Thursday, 1 March 2012

EU seeks again to harmonise policy on tobacco

EC Commissioner John Dalli announced yesterday his desire for plain packaging and for tobacco to be made to look unappealing. He refers again to the revision of the tobacco products directive, upon which there was an EU public consultation last year, showing most citizens to be opposed to Europe-wide regulation on tobacco. The section on Consumer Information (section 6) included discussion of plain packaging. In the section recording responses of government representatives, it read:
While most Member States were in favour of all proposed policy options for improving consumer information, plain packaging proved to be the most controversial. Almost half of respondents supported the introduction of plain packaging alongside the other recommended changes, but several indicated that the solutions to these problems should be more carefully analysed. 
The other categories of respondent are NGOs, industry and citizens. Let us hope those 50 per cent of government representatives who oppose the plain packaging dig in their heels when it comes time to revise the tobacco products directive as John Dalli intends to do by the end of this year:
Besides attractiveness, there are two other key issues that I consider essential for the revision of the Tobacco Products Directive. First, I am reflecting on possible ways of regulating access to tobacco in a more stringent manner to limit the exposure of minors to tobacco products. Second, I am considering how to address new types of nicotine products on the market, such as electronic cigarettes. This is the general framework in which I plan to propose a revision of the Tobacco Products Directive by the end of this year.

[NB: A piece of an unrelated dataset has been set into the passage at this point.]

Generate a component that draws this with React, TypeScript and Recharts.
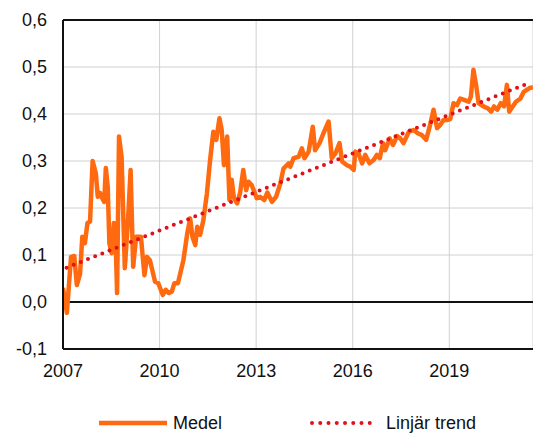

It is not clear that he intends to take into account the results of last year's consultation. In fact he tells us that 'consultations are ongoing', although he does not specify who has been consulted since the report was published:
Over the past ten years or so, the EU has consistently shown strong leadership in global tobacco control. We should be proud of our achievements in the international arena, and seek to build on them. The revision of the Tobacco Products Directive needs to demonstrate the EU's continuing momentum to keep up this level of leadership and to take it further. I know that many Member States are keen to live up to their commitments under the WHO Framework Convention on Tobacco Control. However, Member States cannot make progress in areas such as labelling and ingredients without further harmonisation at EU level.
Leadership in tobacco control takes priority over democratic accountability.